On a 9.6-hectare tract of land on the Texas coast south of Houston, a start-up company from Florida called Algenol, in partnership with the Dow Chemical company, plans to build more than 3,000 bioreactors, starting next year. The bioreactors will grow algae that can produce ethanol fuel through a special process that involves using carbon dioxide from nearby coal-burning power plants to promote faster growth of the algae.

Algenol is already testing the process with 40 bioreactors in Florida, but the partnership with Dow and the U.S. Department of Energy on the Texas project is a major leap forward.

"There are very significant capabilities that Dow has that they are bringing to bear in this process," said Paul Woods, Algenol's Chief Executive Officer. "And I would say the same thing for the DOE [Department of Energy]. They will give us a financial ability to accelerate the process, to bring on more jobs, to have capabilities brought in from additional partners."

For Dow Chemical, the main focus will be producing material from algae that can be used to make plastics. The company currently uses natural gas for that purpose.

The Algenol bioreactors also produce oxygen as a byproduct and that can be fed into a power plant to burn coal more cleanly. Carbon dioxide produced by the power plant can be recycled back into the bioreactors to help promote more algae growth.

Once the site is developed, Paul Woods says the fuel it produces will be competitive with gasoline produced from petroleum at nearby refineries.

"We do not, in any way, intend to come to market with fuel that is more expensive than gasoline," he said. "We, in fact, intend to come to market with fuel that is less expensive than gasoline."

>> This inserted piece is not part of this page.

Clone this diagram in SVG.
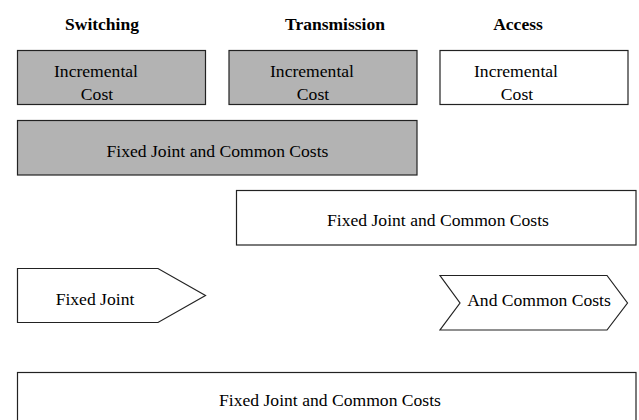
<svg xmlns="http://www.w3.org/2000/svg" width="639" height="420" viewBox="0 0 639 420">
<style>
text{font-family:"Liberation Serif","Times New Roman","DejaVu Serif",serif;font-size:17.6px;fill:#000;text-anchor:middle}
.h{font-weight:bold;font-size:17.5px}
.g{fill:#b3b3b3;stroke:#222;stroke-width:1.2}
.w{fill:#fff;stroke:#222;stroke-width:1.2}
</style>
<rect width="639" height="420" fill="#fff"/>
<g id="headings">
<text class="h" x="102" y="30">Switching</text>
<text class="h" x="335" y="30">Transmission</text>
<text class="h" x="518" y="30">Access</text>
</g>
<g id="switching-incremental">
<rect class="g" x="17.5" y="50.5" width="188" height="54"/>
<text x="96" y="77">Incremental</text>
<text x="97" y="100">Cost</text>
</g>
<g id="transmission-incremental">
<rect class="g" x="229" y="50.5" width="188" height="54"/>
<text x="312" y="77">Incremental</text>
<text x="313" y="100">Cost</text>
</g>
<g id="access-incremental">
<rect class="w" x="440" y="50.5" width="188" height="54"/>
<text x="516" y="77">Incremental</text>
<text x="517" y="100">Cost</text>
</g>
<g id="fixed-switching-transmission">
<rect class="g" x="17.5" y="120.5" width="399.5" height="54.5"/>
<text x="217.5" y="157">Fixed Joint and Common Costs</text>
</g>
<g id="fixed-transmission-access">
<rect class="w" x="236.5" y="190.5" width="399.5" height="54.5"/>
<text x="438" y="226">Fixed Joint and Common Costs</text>
</g>
<g id="fixed-joint">
<polygon class="w" points="17.5,268.5 158,268.5 205.5,295.5 158,322.5 17.5,322.5"/>
<text x="95" y="305">Fixed Joint</text>
</g>
<g id="and-common-costs">
<polygon class="w" points="440,275.5 607,275.5 627.5,303 607,330 440,330 460,303"/>
<text x="539" y="306">And Common Costs</text>
</g>
<g id="fixed-all">
<rect class="w" x="17.5" y="372.5" width="618.5" height="60"/>
<text x="330" y="406">Fixed Joint and Common Costs</text>
</g>
<g id="connectors"></g>
</svg>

Some energy experts and environmentalists have expressed skepticism about the benefits of biofuels, especially ethanol produced from corn. But Woods notes that algae, using Algenol's patented process, produces eight times more energy than the energy used to make it. Corn-based ethanol produces only slightly more energy than it takes to produce it. And unlike corn, algae is not grown for food.

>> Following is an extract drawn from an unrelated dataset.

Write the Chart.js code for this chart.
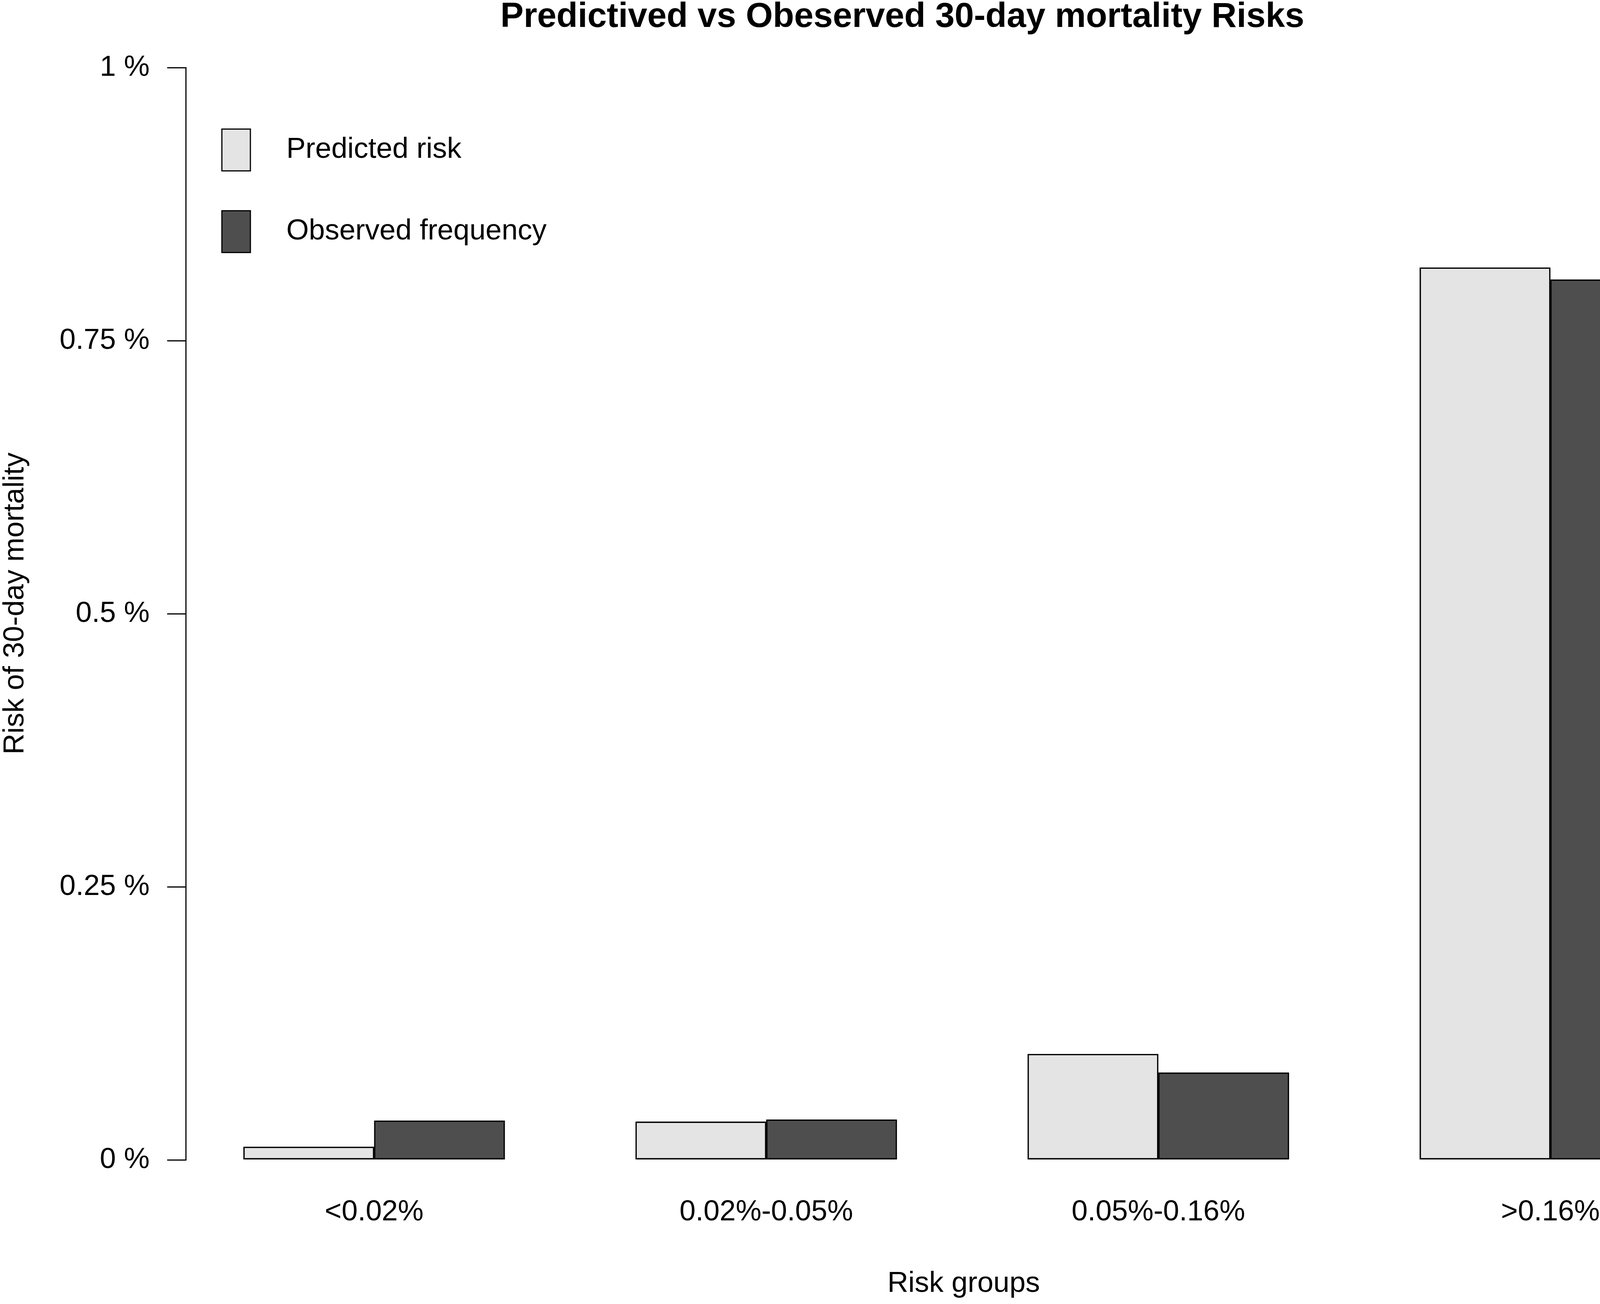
<!DOCTYPE html>
<html>
<head>
<meta charset="utf-8">
<script src="https://cdn.jsdelivr.net/npm/chart.js@4/dist/chart.umd.min.js"></script>
<style>
  html, body { margin: 0; padding: 0; background: #ffffff; }
  #wrap { width: 4317px; height: 3338px; position: relative; }
</style>
</head>
<body>
<div id="wrap"><canvas id="c"></canvas></div>
<script>
// ---- data ----
const categories = ['<0.02%', '0.02%-0.05%', '0.05%-0.16%', '>0.16%'];
const predictedRisk = [0.012, 0.035, 0.097, 0.817];
const observedFrequency = [0.036, 0.037, 0.080, 0.806];
const seriesNames = ['Predicted risk', 'Observed frequency'];
const yTickValues = [0, 0.25, 0.5, 0.75, 1];
const yTickLabels = ['0 %', '0.25 %', '0.5 %', '0.75 %', '1 %'];
const chartTitle = 'Predictived vs Obeserved 30-day mortality Risks';
const xAxisTitle = 'Risk groups';
const yAxisTitle = 'Risk of 30-day mortality';

// R barplot(beside = TRUE) layout: each group = 1 space unit + 2 bars of 1 unit
const barSlot = (g, k) => 3 * g + 1.5 + k;
const groupCenter = g => 3 * g + 2;

const FONT = "'Liberation Sans', Arial, Helvetica, sans-serif";
Chart.defaults.font.family = FONT;
Chart.defaults.color = '#000000';

// R's plot region extends past the right edge of the picture; centre the
// x-axis title on that wider region (only the title uses the box edge).
const xTitleRegion = {
  id: 'xTitleRegion',
  afterLayout(chart, args, o) {
    chart.scales.x.right += o.extend;
  }
};

const yAxisLine = {
  id: 'yAxisLine',
  afterDraw(chart) {
    const ys = chart.scales.y;
    const x = chart.chartArea.left;
    const ctx = chart.ctx;
    ctx.save();
    ctx.strokeStyle = '#000000';
    ctx.lineWidth = 3;
    ctx.beginPath();
    ctx.moveTo(x, ys.getPixelForValue(yTickValues[0]) + 1.5);
    ctx.lineTo(x, ys.getPixelForValue(yTickValues[yTickValues.length - 1]) - 1.5);
    ctx.stroke();
    ctx.restore();
  }
};

const rLegend = {
  id: 'rLegend',
  afterDraw(chart, args, o) {
    const { ctx, chartArea } = chart;
    ctx.save();
    chart.data.datasets.forEach((ds, i) => {
      const bx = chartArea.left + o.offsetX;
      const by = chartArea.top + o.offsetY + i * o.rowPitch;
      ctx.fillStyle = ds.backgroundColor;
      ctx.fillRect(bx, by, o.boxW, o.boxH);
      ctx.lineWidth = 3;
      ctx.strokeStyle = '#000000';
      ctx.strokeRect(bx, by, o.boxW, o.boxH);
      ctx.fillStyle = '#000000';
      ctx.font = o.fontSize + 'px ' + FONT;
      ctx.textAlign = 'left';
      ctx.textBaseline = 'middle';
      ctx.fillText(ds.label, bx + o.textDX, by + o.boxH / 2);
    });
    ctx.restore();
  }
};

new Chart(document.getElementById('c'), {
  type: 'bar',
  data: {
    datasets: [
      {
        label: seriesNames[0],
        data: predictedRisk.map((v, g) => ({ x: barSlot(g, 0), y: v })),
        backgroundColor: '#E4E4E4',
        borderColor: '#000000',
        borderWidth: 3.5,
        borderSkipped: false,
        grouped: false,
        barPercentage: 1,
        categoryPercentage: 1
      },
      {
        label: seriesNames[1],
        data: observedFrequency.map((v, g) => ({ x: barSlot(g, 1), y: v })),
        backgroundColor: '#4E4E4E',
        borderColor: '#000000',
        borderWidth: 3.5,
        borderSkipped: false,
        grouped: false,
        barPercentage: 1,
        categoryPercentage: 1
      }
    ]
  },
  options: {
    responsive: true,
    maintainAspectRatio: false,
    devicePixelRatio: 1,
    animation: false,
    layout: { padding: { left: 130, right: -173, top: 0, bottom: 0 } },
    plugins: {
      legend: { display: false },
      tooltip: { enabled: false },
      title: {
        display: true,
        text: chartTitle,
        color: '#000000',
        font: { size: 89, weight: 'bold', lineHeight: 1 },
        padding: { top: 0, bottom: 0 }
      },
      xTitleRegion: { extend: 141 },
      rLegend: { offsetX: 92, offsetY: 241, rowPitch: 209, boxW: 73, boxH: 107, textDX: 165, fontSize: 74 }
    },
    scales: {
      x: {
        type: 'linear',
        offset: false,
        min: 0.56,
        max: 12.04,
        grid: { display: false, drawTicks: false, offset: false },
        border: { display: false },
        afterBuildTicks: s => { s.ticks = categories.map((c, g) => ({ value: groupCenter(g) })); },
        afterFit: s => { s.height = 338; },
        ticks: {
          autoSkip: false,
          maxRotation: 0,
          minRotation: 0,
          padding: 59,
          font: { size: 74 },
          color: '#000000',
          callback: (v, i) => categories[i]
        },
        title: {
          display: true,
          text: xAxisTitle,
          color: '#000000',
          font: { size: 74 },
          padding: { top: 0, bottom: 7 }
        }
      },
      y: {
        type: 'linear',
        min: -0.011,
        max: 1.03,
        grid: { display: true, drawOnChartArea: false, drawTicks: true, tickLength: 48, color: '#000000', lineWidth: 3 },
        border: { display: false },
        afterBuildTicks: s => { s.ticks = yTickValues.map(v => ({ value: v })); },
        afterFit: s => { s.width = 346; },
        ticks: {
          autoSkip: false,
          padding: 45,
          font: { size: 74 },
          color: '#000000',
          callback: (v, i) => yTickLabels[i]
        },
        title: {
          display: true,
          text: yAxisTitle,
          color: '#000000',
          font: { size: 74 },
          padding: { top: -135, bottom: 0 }
        }
      }
    }
  },
  plugins: [xTitleRegion, yAxisLine, rLegend]
});
</script>
</body>
</html>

The Alegnol process involves the long-term growth of algae with continual extraction of the ethanol rather than cooking material to produce alcohol, which is the most common way ethanol is made from corn, sugar cane or waste material.

Many energy experts favor the development of electric vehicles rather than a heavy investment in biofuels. But Paul Woods says that idea is limited by the batteries used to store energy and that there is no battery currently available that can power long-haul trucks or heavy machinery.

"There will always be an advantage to a liquid transportation fuel. It has a lot more energy density than batteries," he said. "It will for a long time, at least while I am alive. And it is not just trucks and heavy machinery. It is even for an average family taking a longer trip than just a work commute, you really are going to have to have transportation fuel."

Biofuels are also favored by U.S. federal energy policies. The Energy Independence and Security Act of 2007 calls for increased use of biofuels in coming decades, with a goal of producing more than 136 billion liters of renewable fuels by the 2022.